Tuesday, December 02, 2008

I still remember

I still remember. Sometimes I wake up in the middle of the night and think of you. All these memories become real in total and utter darkness. I remember. I remember your eyes in mine, your lips over mine, your skin against mine. I still remember. I still feel your hands touching my body, I hear your heart beating fast. I still remember. I still remember you said you loved me. I still remember my tears burning my cheeks, I still remember my heart aching, my body trembling.

You never said forever. I sort of hoped it was. You never said we would be together. I sort of hoped we would. You never promised your heart. I secretly prayed it would someday be mine. Its been so long and I can still feel you. I still dream of you. Its been so long, and still, I look at you. My knees still feel weak every time I hear your voice. I still shake to the bone every time I hear your name. Sometimes, in the middle of the night, I still want to be yours.

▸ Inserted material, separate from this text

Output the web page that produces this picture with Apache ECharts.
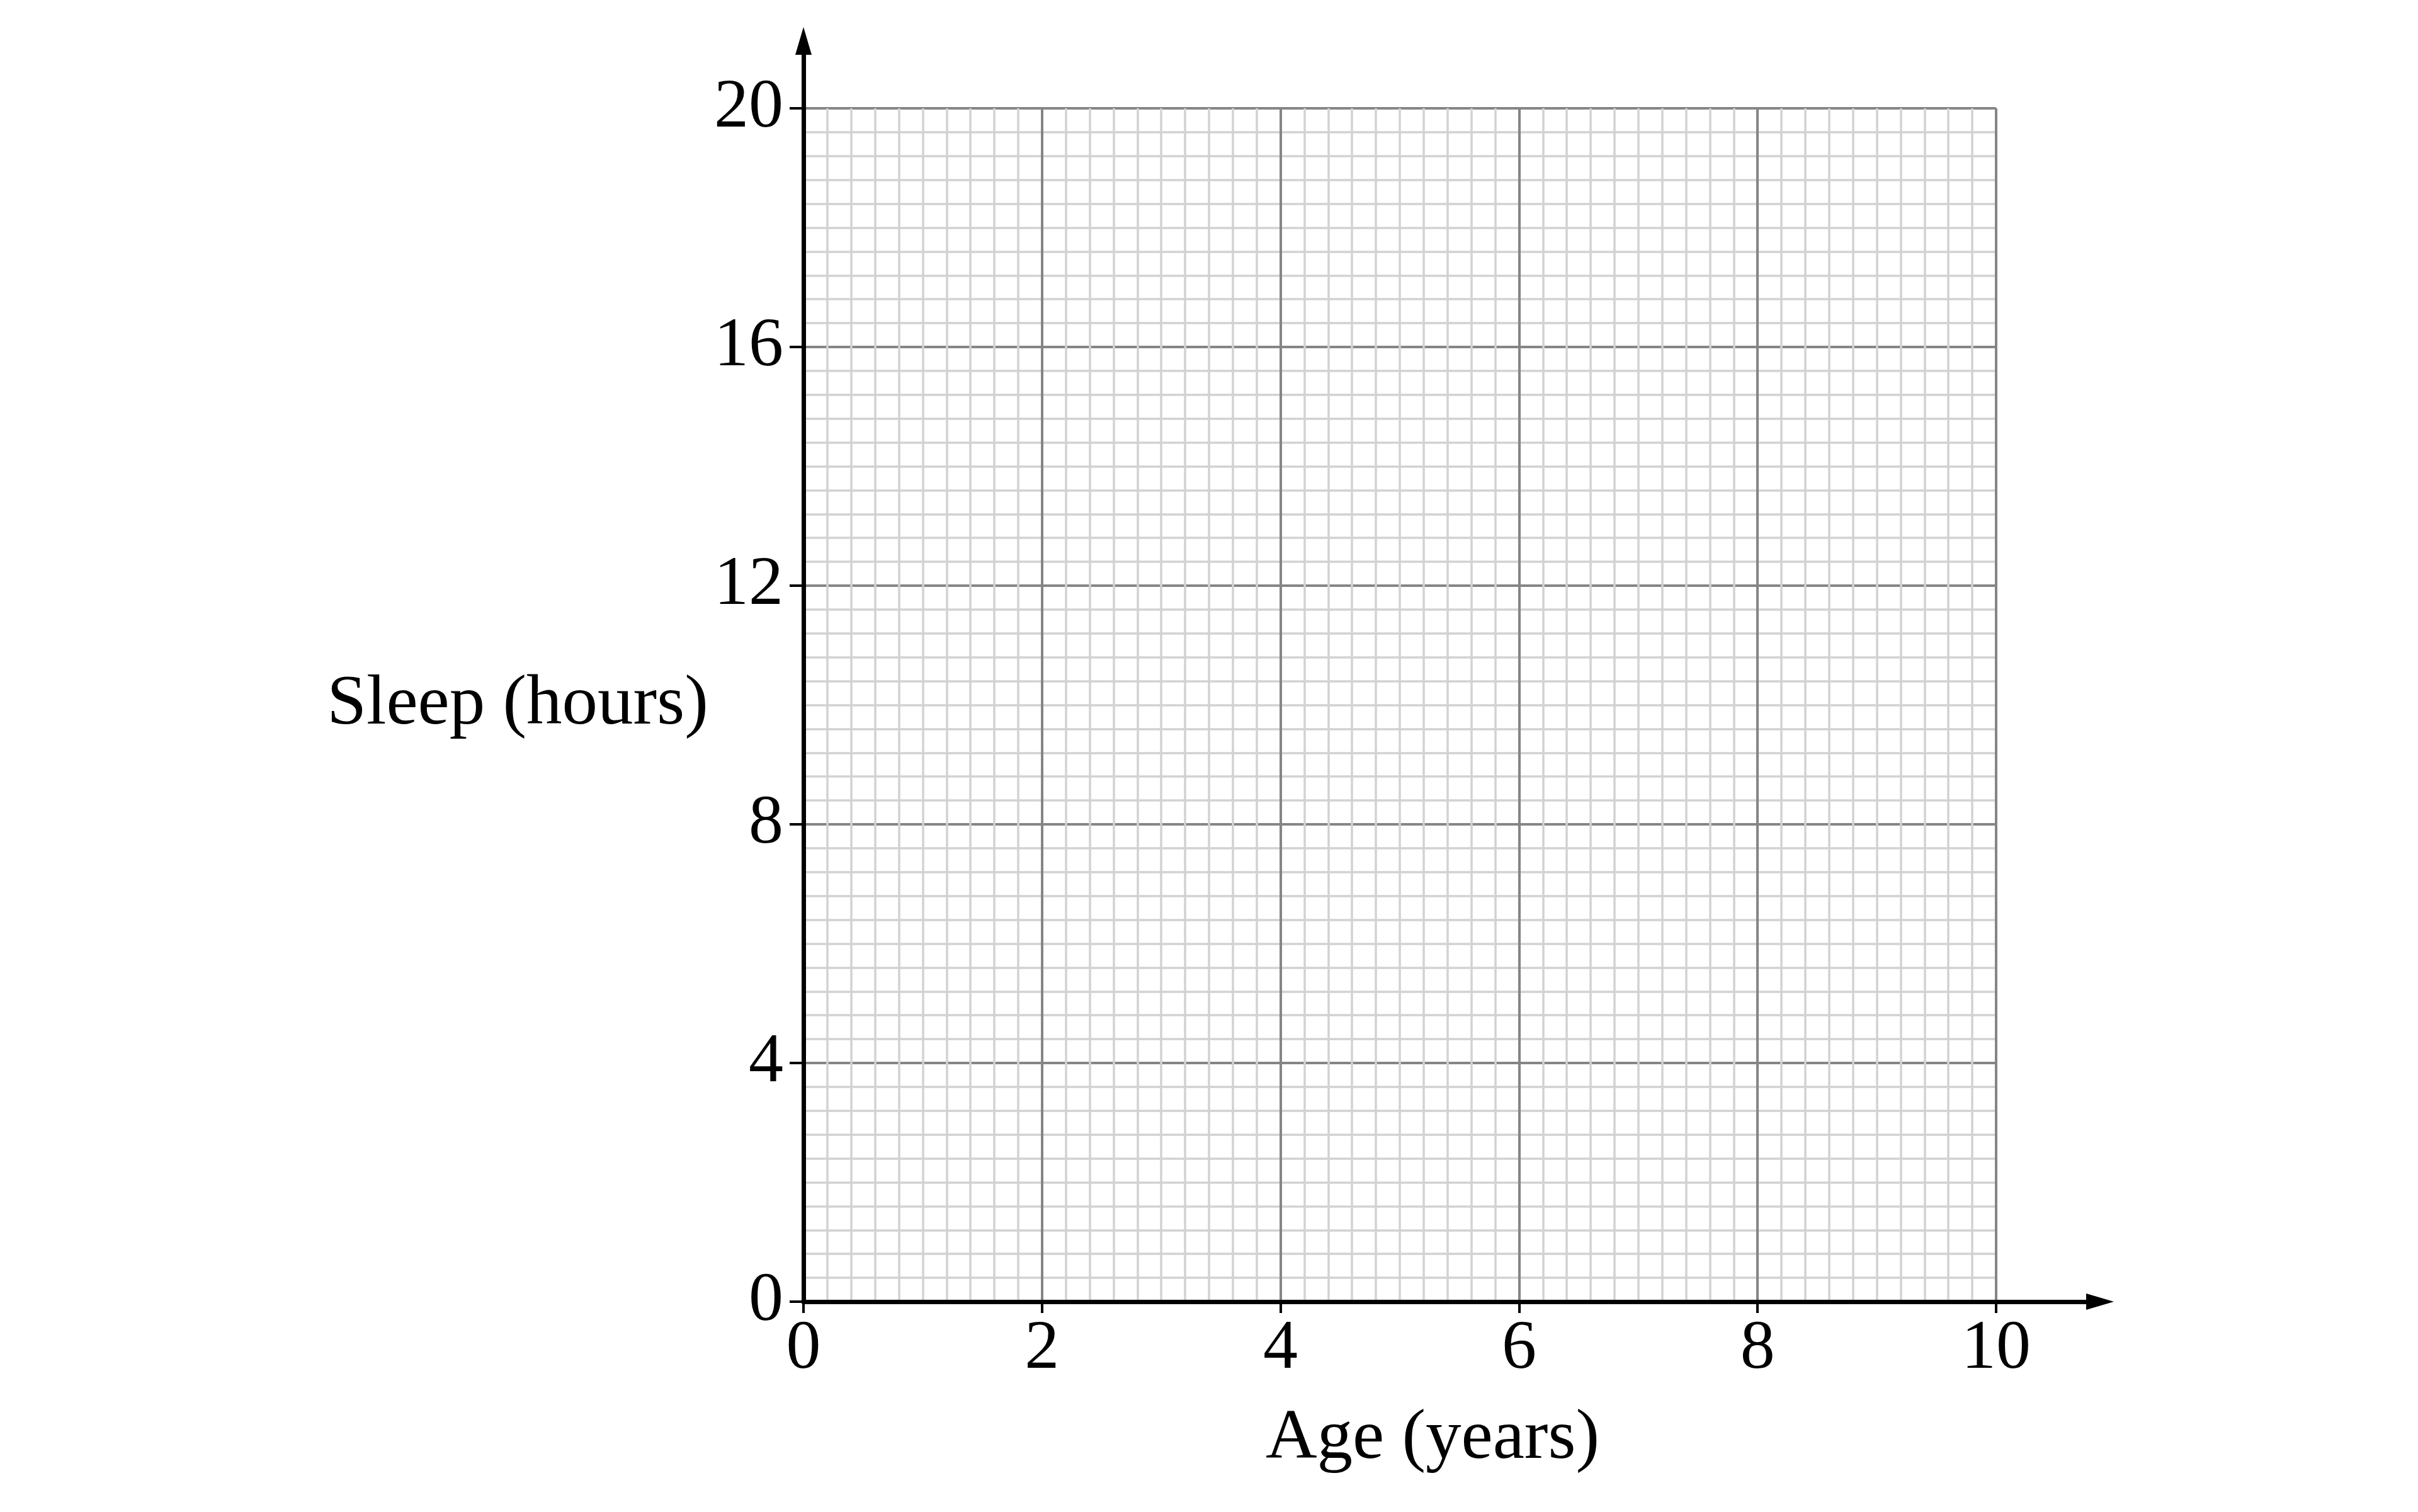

We've been in playing this game for so long, I think is the only way I know. I just dance along, smile, nod. I'm not myself anymore. I want to hurt everyone as bad as I hurt you. I want to break every single one of them. I only know how to love with hurt. How can love compare to my long time obsession? It won't, I can't. When you hurt I know. When you cry I finally realize. When you fake a smile I know you're all mine.

With my head in my hands, on my knees, I beg you, let me go. I have to move on. I want to forget, I want to fill my empty bed. I wish I could make all of this go away. I wish I could breathe again. Take my heart, take my soul, but please just let me go.